As the New York Times explains:

When Bruce Hardy's kidney cancer spread to his lung, his doctor recommended an expensive new pill from Pfizer. But Mr. Hardy is British, and the British health authorities refused to buy the medicine. His wife has been distraught.

"Everybody should be allowed to have as much life as they can," Joy Hardy said in the couple's modest home outside London.

If the Hardys lived in the United States or just about any European country other than Britain, Mr. Hardy would most likely get the drug, although he might have to pay part of the cost. A clinical trial showed that the pill, called Sutent, delays cancer progression for six months at an estimated treatment cost of $54,000.

But at that price, Mr. Hardy's life is not worth prolonging, according to a British government agency, the National Institute for Health and Clinical Excellence. The institute, known as NICE, has decided that Britain, except in rare cases, can afford only £15,000, or about $22,750, to save six months of a citizen's life…

…the decisions that get the most attention are those involving new drugs. Any drug that provides an extra six months of good-quality life for £10,000—about $15,150—or less is automatically approved, while those that give six months for $22,750 or less might get approved. More expensive medicines have been approved only rarely. The spending limits represent the health institute's best guess for how much the nation can afford….

 "It's hard to know that there is something out there that could help but they're saying you can't have it because of cost," said Ms. Hardy, who now speaks for her husband of 45 years. "What price is life?"
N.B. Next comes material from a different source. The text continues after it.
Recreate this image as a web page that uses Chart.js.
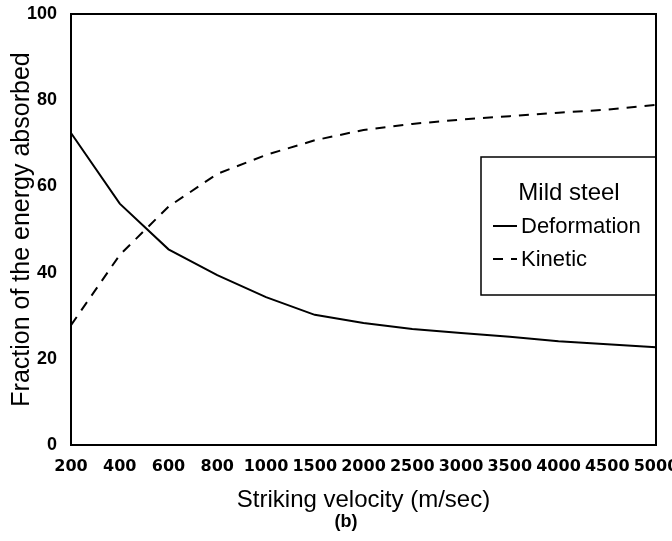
<!DOCTYPE html>
<html>
<head>
<meta charset="utf-8">
<title>Fraction of the energy absorbed - Mild steel</title>
<script src="https://cdn.jsdelivr.net/npm/chart.js@4/dist/chart.umd.min.js"></script>
<style>
  html, body { margin: 0; padding: 0; background: #fff; }
  canvas { display: block; }
</style>
</head>
<body>
<canvas id="chart01" width="672" height="541"></canvas>
<script>
// values
const velocities = ['200', '400', '600', '800', '1000', '1500', '2000', '2500', '3000', '3500', '4000', '4500', '5000']
const deformation = [72.4, 56.0, 45.4, 39.4, 34.3, 30.2, 28.3, 26.9, 26.0, 25.1, 24.1, 23.4, 22.7]
const kinetic = [27.8, 44.1, 55.3, 62.9, 67.3, 70.7, 73.1, 74.5, 75.5, 76.3, 77.1, 77.8, 78.9]
const yTicks = [0, 20, 40, 60, 80, 100]

const ctx = document.getElementById('chart01').getContext('2d')

// frame on top/right, the boxed legend and the "(b)" caption
const figureExtras = {
    id: 'figureExtras',
    afterDraw(chart) {
        const c = chart.ctx
        const area = chart.chartArea
        c.save()
        c.strokeStyle = '#000'
        c.lineWidth = 2
        c.beginPath()
        c.moveTo(area.left, area.top)
        c.lineTo(area.right, area.top)
        c.lineTo(area.right, area.bottom)
        c.stroke()

        // legend box
        const boxLeft = area.right - 175
        const boxTop = 157
        const boxBottom = 295
        c.lineWidth = 1.5
        c.strokeRect(boxLeft, boxTop, area.right - boxLeft, boxBottom - boxTop)

        c.fillStyle = '#000'
        c.textBaseline = 'middle'
        c.textAlign = 'center'
        c.font = '24px "Liberation Sans", Arial, sans-serif'
        c.fillText('Mild steel', boxLeft + 88, boxTop + 36)

        c.textAlign = 'left'
        c.font = '22px "Liberation Sans", Arial, sans-serif'
        chart.data.datasets.forEach((ds, i) => {
            const y = boxTop + 70 + i * 33
            c.lineWidth = 2
            c.setLineDash(ds.borderDash || [])
            c.beginPath()
            c.moveTo(boxLeft + 12, y - 1)
            c.lineTo(boxLeft + 36, y - 1)
            c.stroke()
            c.setLineDash([])
            c.fillText(ds.label, boxLeft + 40, y)
        })

        c.textAlign = 'center'
        c.font = 'bold 18px "Liberation Sans", Arial, sans-serif'
        c.fillText('(b)', 346, 522)
        c.restore()
    }
}

const myChart = new Chart(ctx, {
    type: 'line',
    data: {
        labels: velocities,
        datasets: [{
            label: 'Deformation',
            data: deformation,
            borderColor: '#000',
            borderWidth: 2,
            pointRadius: 0,
            tension: 0,
            fill: false
        }, {
            label: 'Kinetic',
            data: kinetic,
            borderColor: '#000',
            borderWidth: 2,
            borderDash: [10, 8],
            pointRadius: 0,
            tension: 0,
            fill: false
        }]
    },
    options: {
        responsive: false,
        animation: false,
        layout: {
            padding: { top: 14, right: 16, bottom: 26, left: 0 }
        },
        plugins: {
            legend: { display: false },
            tooltip: { enabled: false }
        },
        scales: {
            x: {
                type: 'category',
                offset: false,
                grid: { display: false },
                border: { display: true, color: '#000', width: 2 },
                ticks: {
                    color: '#000',
                    padding: 4,
                    maxRotation: 0,
                    autoSkip: false,
                    font: { family: '"DejaVu Sans", sans-serif', size: 16, weight: 'bold' }
                },
                title: {
                    display: true,
                    text: 'Striking velocity (m/sec)',
                    color: '#000',
                    padding: { top: 0, bottom: 0 },
                    font: { family: '"Liberation Sans", Arial, sans-serif', size: 24 }
                },
                afterFit(scale) {
                    scale.height = 70
                    scale.paddingLeft = 0
                    scale.paddingRight = 0
                }
            },
            y: {
                min: 0,
                max: 100,
                grid: { display: false },
                border: { display: true, color: '#000', width: 2 },
                afterBuildTicks(scale) {
                    scale.ticks = yTicks.map(v => ({ value: v }))
                },
                ticks: {
                    color: '#000',
                    padding: 6,
                    font: { family: '"Liberation Sans", Arial, sans-serif', size: 18, weight: 'bold' }
                },
                title: {
                    display: true,
                    text: 'Fraction of the energy absorbed',
                    color: '#000',
                    padding: { top: 7, bottom: 0 },
                    font: { family: '"Liberation Sans", Arial, sans-serif', size: 25 }
                },
                afterFit(scale) {
                    scale.width = 71
                    scale.paddingTop = 0
                    scale.paddingBottom = 0
                }
            }
        }
    },
    plugins: [figureExtras]
});
</script>
</body>
</html>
Some will object that the U.S. already engages in rationing. After all, private health insurance companies limit access to certain drugs or limit the amount they will pay for treatments. In fact, as health care costs escalate, our dysfunctional employment-based health insurance system encourages employers to find the cheapest one-size-fit-all policies for their employees.

A better system would allow people to purchase health insurance policies that reflect their own evaluation of how much an extra bit of life should cost. Some may choose gold-plated policies that pay for nearly any new treatment. Others may decide that it is more important to save money to give to their heirs than to try to purchase a few extra months of life that an expensive policy might provide. In other words, the "rationing" decision would made by individuals rather than by bureaucratic boards eager to protect the pocket books of taxpayers. 

However, with the creation of the Medicare prescription drug program, such bureaucratic rationing is probably inevitable in the U.S.